- Born: August 19, 1903 Wilmette, Illinois
- Died: October 31, 1996 (aged 93) New York, N.Y.
- Education: MIT, (BS)
- Occupations: Businessman and philanthropist
- Spouse: Mary Kurtz Rosenwald ​ ​(m. 1938; died 1985)​
- Children: 3
- Parent(s): Julius Rosenwald Augusta Nusbaum
- Relatives: Edgar B. Stern Jr.(nephew) Philip M. Stern(nephew) Audrey Stern Hess(niece)

= William Rosenwald =

American businessman and philanthropist (1903–1996)

William Rosenwald (August 19, 1903 - October 31, 1996) was an American businessman and philanthropist. His American Securities Corporation invested in other business including AMETEK and Western Union International. He helped establish the nationwide United Jewish Appeal in 1939 and made other charitable grants through the William Rosenwald Family Fund. His father was Julius Rosenwald, the former chairman of Sears, Roebuck and Company and a leading philanthropist whose Rosenwald Fund built 5,000 schools for black children in the South a few decades after the U.S. Civil War.

==Biography==
William Rosenwald was born in Wilmette, Illinois, in 1903; the second son of Julius Rosenwald and the former Augusta Nusbaum. He attended the MIT Sloan School of Management, where he earned a Bachelor of Science degree in 1924. Rosenwald also attended Harvard University for a year as well as the London School of Economics. He was employed by Sears, Roebuck starting in 1928, and was a director of the firm from 1934 to 1938. It was also in 1928 that Rosenwald married his first wife, Renee Scharf, daughter of Austrian painter Viktor Scharf II.

He organized a family effort in the mid-1930s to provide assistance to relatives in Europe affected by the rise of Nazi Germany. By 1948 over 300 individuals had been brought to the United States and provided with work and places to live. An additional 300 family members in Europe were also provided for. In a 1935 interview, Rosenwald stated that "There is the thought in my mind -- and that I would like to get across to the Jews of America -- that to the extent that the Jews as a whole help their suffering brethren, we will fortify the Jews of all countries against anti-Semitic onslaughts." He organized the National Refugee Service (later a part of the Hebrew Immigrant Aid Society) in 1939, to help resettle refugees.

In 1938, Rosenwald married Mary Kurtz, his second wife, with whom he had three daughters. Kurtz died in 1985.

In January 1939, Rosenwald's National Coordinating Committee Fund joined with Rabbi Jonah Wise of the American Jewish Joint Distribution Committee, Rabbi Abba Hillel Silver of the United Palestine Appeal, to form the United Jewish Appeal for Refugees and Overseas Needs. The founders emphasized that the funds needed to support Jews in Europe and Palestine would be triple to quadruple the amount raised in the previous year. While the organizations would raise funds together, the Joint Distribution Committee would assist Jews in Europe, the United Palestine Appeal would aid the Jewish community in Palestine, including refugees from Europe arriving there and the National Coordinating Committee Fund would assist refugees arriving in the United States. From 1942 to 1946, Rosenwald was one of the UJA's three national chairmen, leading the first campaign to raise more than $100 million, and led campaigns again from 1955 to 1957.

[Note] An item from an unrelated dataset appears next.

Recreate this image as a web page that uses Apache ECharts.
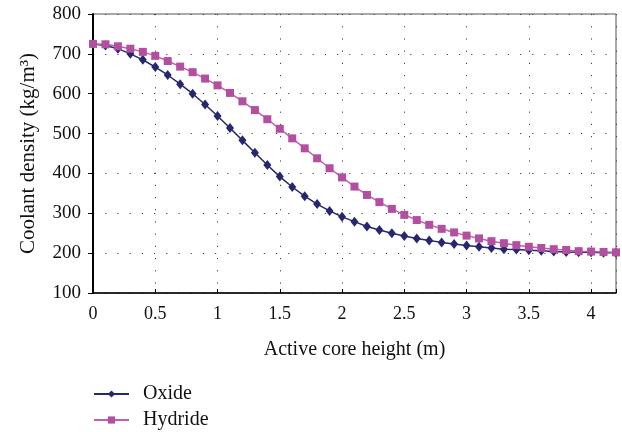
<!DOCTYPE html>
<html>
<head>
<meta charset="utf-8">
<script src="https://cdn.jsdelivr.net/npm/echarts@6/dist/echarts.min.js"></script>
<style>
  html, body { margin: 0; padding: 0; background: #fff; }
  #main { width: 622px; height: 432px; }
</style>
</head>
<body>
<div id="main"></div>
<script>
// core height positions (m), every 0.1 from 0 to 4.2
const heights = [0, 0.1, 0.2, 0.3, 0.4, 0.5, 0.6, 0.7, 0.8, 0.9,
  1.0, 1.1, 1.2, 1.3, 1.4, 1.5, 1.6, 1.7, 1.8, 1.9,
  2.0, 2.1, 2.2, 2.3, 2.4, 2.5, 2.6, 2.7, 2.8, 2.9,
  3.0, 3.1, 3.2, 3.3, 3.4, 3.5, 3.6, 3.7, 3.8, 3.9,
  4.0, 4.1, 4.2]

// coolant density, kg/m3
const oxideDensity = [725, 721, 713, 700, 685, 667, 647, 624, 600, 573,
  544, 514, 483, 452, 421, 392, 366, 343, 323, 306,
  291, 279, 267, 258, 250, 243, 237, 232, 227, 223,
  219, 216, 213, 210, 209, 207, 206, 204, 203, 202,
  202, 201, 201]
const hydrideDensity = [725, 724, 719, 713, 705, 695, 682, 668, 654, 638,
  621, 602, 581, 559, 536, 512, 488, 463, 438, 413,
  390, 367, 346, 328, 311, 296, 283, 271, 261, 252,
  244, 237, 230, 225, 220, 216, 213, 210, 208, 205,
  204, 203, 202]

const oxideColor = '#272770',
      hydrideColor = '#b34fa0'
const serif = '"Liberation Serif", "DejaVu Serif", serif'

const chart = echarts.init(document.getElementById('main'), null, { renderer: 'canvas' })

const dotted = {
  show: true,
  lineStyle: { color: '#444', width: 1, type: [1.2, 11] }
}

const option = {
  animation: false,
  backgroundColor: '#fff',
  grid: {
    left: 93, right: 6, top: 14, bottom: 139,
    show: true,
    borderColor: '#555',
    borderWidth: 1
  },
  legend: {
    orient: 'vertical',
    left: 93,
    top: 384,
    padding: 0,
    itemWidth: 35,
    itemHeight: 9,
    itemGap: 6,
    textStyle: { fontFamily: serif, fontSize: 20, color: '#111', padding: [0, 0, 0, 9] },
    data: ['Oxide', 'Hydride']
  },
  xAxis: {
    type: 'value',
    min: 0,
    max: 4.2,
    interval: 0.5,
    name: 'Active core height (m)',
    nameLocation: 'middle',
    nameGap: 47,
    nameTextStyle: { fontFamily: serif, fontSize: 20, color: '#111' },
    axisLine: { show: true, lineStyle: { color: '#000', width: 1.5 } },
    axisTick: { show: true, inside: true, length: 4, lineStyle: { color: '#000' } },
    axisLabel: {
      fontFamily: serif, fontSize: 18, color: '#111', margin: 12,
      formatter: function (v) {
        return Math.abs(v * 2 - Math.round(v * 2)) < 1e-6 ? String(v) : ''
      }
    },
    splitLine: dotted
  },
  yAxis: {
    type: 'value',
    min: 100,
    max: 800,
    interval: 100,
    name: 'Coolant density (kg/m³)',
    nameLocation: 'middle',
    nameGap: 54,
    nameTextStyle: { fontFamily: serif, fontSize: 21, color: '#111' },
    axisLine: { show: true, lineStyle: { color: '#000', width: 2 } },
    axisTick: { show: true, length: 5, lineStyle: { color: '#000' } },
    axisLabel: { fontFamily: serif, fontSize: 19, color: '#111', margin: 12 },
    splitLine: dotted
  },
  series: [
    {
      name: 'Oxide',
      type: 'line',
      data: heights.map((h, i) => [h, oxideDensity[i]]),
      symbol: 'diamond',
      symbolSize: [8, 10],
      clip: false,
      lineStyle: { color: oxideColor, width: 1.5 },
      itemStyle: { color: oxideColor },
      z: 3
    },
    {
      name: 'Hydride',
      type: 'line',
      data: heights.map((h, i) => [h, hydrideDensity[i]]),
      symbol: 'rect',
      symbolSize: 8,
      clip: false,
      lineStyle: { color: '#bf5fad', width: 1.5 },
      itemStyle: { color: hydrideColor },
      z: 4
    }
  ]
}

chart.setOption(option)
</script>
</body>
</html>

In 1974, Rosenwald oversaw the merger of the joint campaign between United Jewish Appeal of Greater New York and the Federation of Jewish Philanthropies and was named as the first president of the combined campaign. This joint fundraising campaign by the two philanthropic organizations was the first step in the complete merger of the organizations in 1986.

Rosenwald served on the board of the Tuskegee Institute for 40 years and was a longtime board member of the New York Philharmonic. He served on the executive committee of the American Jewish Joint Distribution Committee for five decades and was an active leader of the American Jewish Committee and the Council of Jewish Federations, among many other organizations.

Rosenwald died at age 93 on October 31, 1996, at his apartment on the Upper East Side of Manhattan. Rosenwald was survived by his three daughters, Nina Rosenwald being one of them, and five grandchildren.

==Awards==
In 1960, Rosenwald received the Solomon Bublick Award of the Hebrew University of Jerusalem in recognition of his "significant contribution to the progress and development of Israel”.